The Company entered into a note for $122,536 from the Company’s Chief Executive Officer as part of the Share Exchange Agreement on February 15, 2015. On May 11, 2018, the balance of $5,768, was paid in full. As of December 31, 2019, the accounts payable due to related party includes; advances for inventory and services due to David Phipps of $43,403, accrued director fees of $5,000 due to Hector Delgado, Director and service and fees due to Theresa Carlise of $2,668. Total related party payments due as of December 31, 2019 and December 31, 2018 are $51,071 and $39,027, respectively. Those related party payable are non-interest bearing and due on demand.

 

The Company’s UK subsidiary, GTCL has an overadvance line of credit with HSBC, for working capital needs. The overadvance limit is £25,000 or $33,155 at an exchange rate of 1.3262, with interest at 5.50% over Bank of England’s base rate or current rate of 6.25% variable. The advance is guaranteed by David Phipps, the Company’s Chief Executive Officer. The Company has two American Express accounts, for Orbital Satcom Corp. and GTCL, of which are in the name of David Phipps, who personally guarantees the balance owed.

 

The Company employs two individuals who are related to Mr.
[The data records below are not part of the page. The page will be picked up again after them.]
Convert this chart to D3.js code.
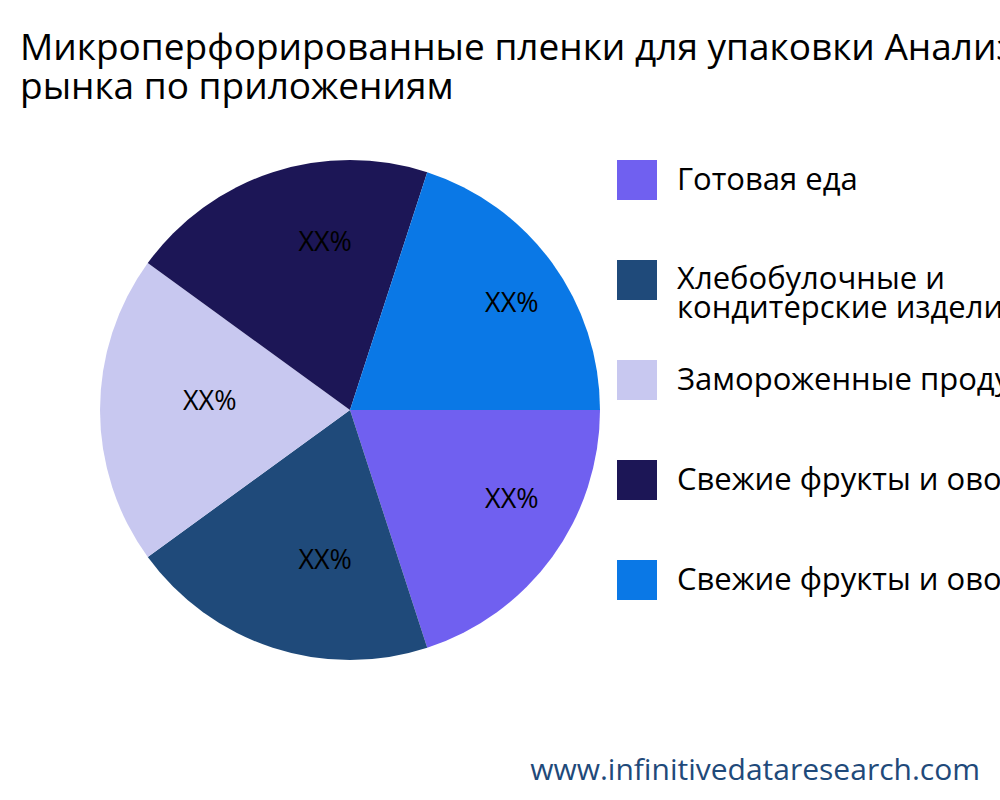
<!DOCTYPE html>
<html lang="ru">
<head>
<meta charset="utf-8">
<script src="https://d3js.org/d3.v7.min.js"></script>
<style>
  body { margin: 0; background: #fff; }
  text { font-family: "Open Sans", "Noto Sans", sans-serif; }
</style>
</head>
<body>
<svg width="1000" height="800"></svg>
<script>
var categories = ["Готовая еда", "Хлебобулочные и\nкондитерские изделия", "Замороженные продукты",
                  "Свежие фрукты и овощи", "Свежие фрукты и овощи"];
var values = [20, 20, 20, 20, 20];
var labels = ["XX%", "XX%", "XX%", "XX%", "XX%"];
var colors = ["#7060F0", "#1F4A7A", "#C8C8F0", "#1C1656", "#0A78E6"];

var svg = d3.select("svg");

svg.append("text").attr("x", 20).attr("y", 60)
    .attr("font-size", 37).attr("fill", "#000")
    .text("Микроперфорированные пленки для упаковки Анализ");
svg.append("text").attr("x", 20).attr("y", 99)
    .attr("font-size", 37).attr("fill", "#000")
    .text("рынка по приложениям");

var pie = d3.pie().sort(null).startAngle(Math.PI / 2).endAngle(Math.PI / 2 + 2 * Math.PI);
var arcs = pie(values);
var arc = d3.arc().innerRadius(0).outerRadius(250);
var labelArc = d3.arc().innerRadius(167).outerRadius(167);

var g = svg.append("g").attr("transform", "translate(350,410)");
g.selectAll("path").data(arcs).enter().append("path")
    .attr("d", arc)
    .attr("fill", function(d, i) { return colors[i]; });
g.selectAll("text").data(arcs).enter().append("text")
    .attr("transform", function(d) { return "translate(" + labelArc.centroid(d) + ")"; })
    .attr("text-anchor", "start")
    .attr("font-size", 27).attr("fill", "#000")
    .attr("font-family", "'DejaVu Sans', sans-serif")
    .text(function(d, i) { return labels[i]; });

var legend = svg.append("g");
categories.forEach(function(c, i) {
  var y = 160 + i * 100;
  legend.append("rect").attr("x", 617).attr("y", y).attr("width", 40).attr("height", 40)
      .attr("fill", colors[i]);
  var t = legend.append("text").attr("x", 677).attr("y", y + 30)
      .attr("font-size", 31).attr("fill", "#000");
  var lines = c.split("\n");
  if (lines.length > 1) t.attr("y", y + 29);
  lines.forEach(function(l, j) {
    t.append("tspan").attr("x", 677).attr("dy", j === 0 ? 0 : 29).text(l);
  });
});

svg.append("text").attr("x", 980).attr("y", 780).attr("text-anchor", "end")
    .attr("font-size", 30).attr("fill", "#1F4A7A")
    .text("www.infinitivedataresearch.com");
</script>
</body>
</html>
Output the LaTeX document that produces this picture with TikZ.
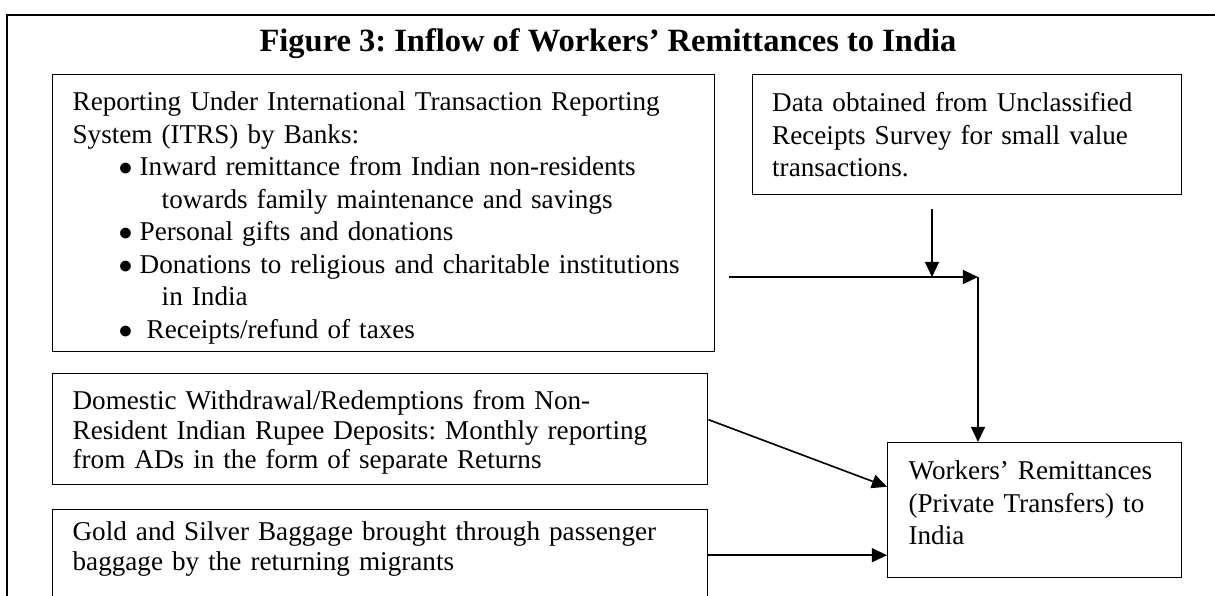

Phipps, of which earned gross wages totaling $66,925 and $72,312 for the years ended December 31, 2019 and 2018, respectively.

 

 F-34 

ORBSAT CORP AND SUBSIDIARIES

FKA: ORBITAL TRACKING CORP.

NOTES TO CONSOLIDATED FINANCIAL STATEMENTS

 

NOTE 16 - CONCENTRATIONS

 

Customers:

 

Amazon accounted for 56.9% and 37.3% of the Company’s revenues during the years ended December 31, 2019 and 2018, respectively. No other customer accounted for 10% or more of the Company’s revenues for either period.

 

Suppliers:

 

The following table sets forth information as to each supplier that accounted for 10% or more of the Company’s purchases for the years ended December 31, 2019 and 2018.

 

   December 31, 2019   December 31, 2018 
                   
Network Innovations  $ 1,431,075    30.1%  $2,002,733    42.8%
Garmin  $ 647,360    13.6%  $589,529    12.2%
Globalstar Europe  $ 568,006    12.0%  $610,933    12.7%
Cygnus Telecom  $ 525,231    11.1%  $457,871    9.5%

 

Geographic:

 

The following table sets forth revenue as to each geographic location, for the years ended December 31, 2019 and 2018:

 

   Year Ended December 31, 2019       Year Ended December 31, 2018     
                 
Europe  $4,152,218    70.7%  $3,841,332    67.1%
North America   1,162,869    19.8%   1,282,494    22.4%
South America   42,212    0.7%   227,280    4.0%
Asia & Pacific   414,725    7.1%   317,699    5.5%
Africa   46,783    0.8%   58,096    1.0%
   $5,869,558        $5,726,901      

 

NOTE 16 – SUBSEQUENT EVENTS

 

On January 31, 2020, the Company issued an aggregate of 36,294 shares of common stock upon the conversion of convertible debt, as issued on May 13, 2019, in the amount of $3,629.

 

On February 10, 2020, the Company issued an aggregate of 25,421 shares of common stock upon the conversion of convertible debt, as issued on May 13, 2019, in the amount of $2,542.

 

On February 11, 2020, the Company issued an aggregate of 23,580 shares of common stock upon the conversion of convertible debt, as issued on May 13, 2019, in the amount of $2,358.

 

On February 18, 2020, the Company issued an aggregate of 13,192 shares of common stock upon the conversion of convertible debt, as issued on May 13, 2019, in the amount of $1,319.

 

On February 19, 2020, the Company issued an aggregate of 4,468 shares of common stock upon the conversion of convertible debt, as issued on May 13, 2019, in the amount of $447.

 

On March 9, 2020, the Company issued an aggregate of 10,305 shares of common stock upon the conversion of convertible debt, as issued on May 13, 2019, in the amount of $1,031.

 

On March 13, 2020, Orbsat Corp and David Phipps and Theresa Carlise, the Company’s Chief Executive Officer and Chief Financial Officer, respectively, executed waivers of the provisions in their respective employment agreement requiring prior written notice of non-renewal to the other party. As a result, their respective employment terms with the Company will not be automatically extended as set forth in such employment agreements and will terminate as of June 14, 2020.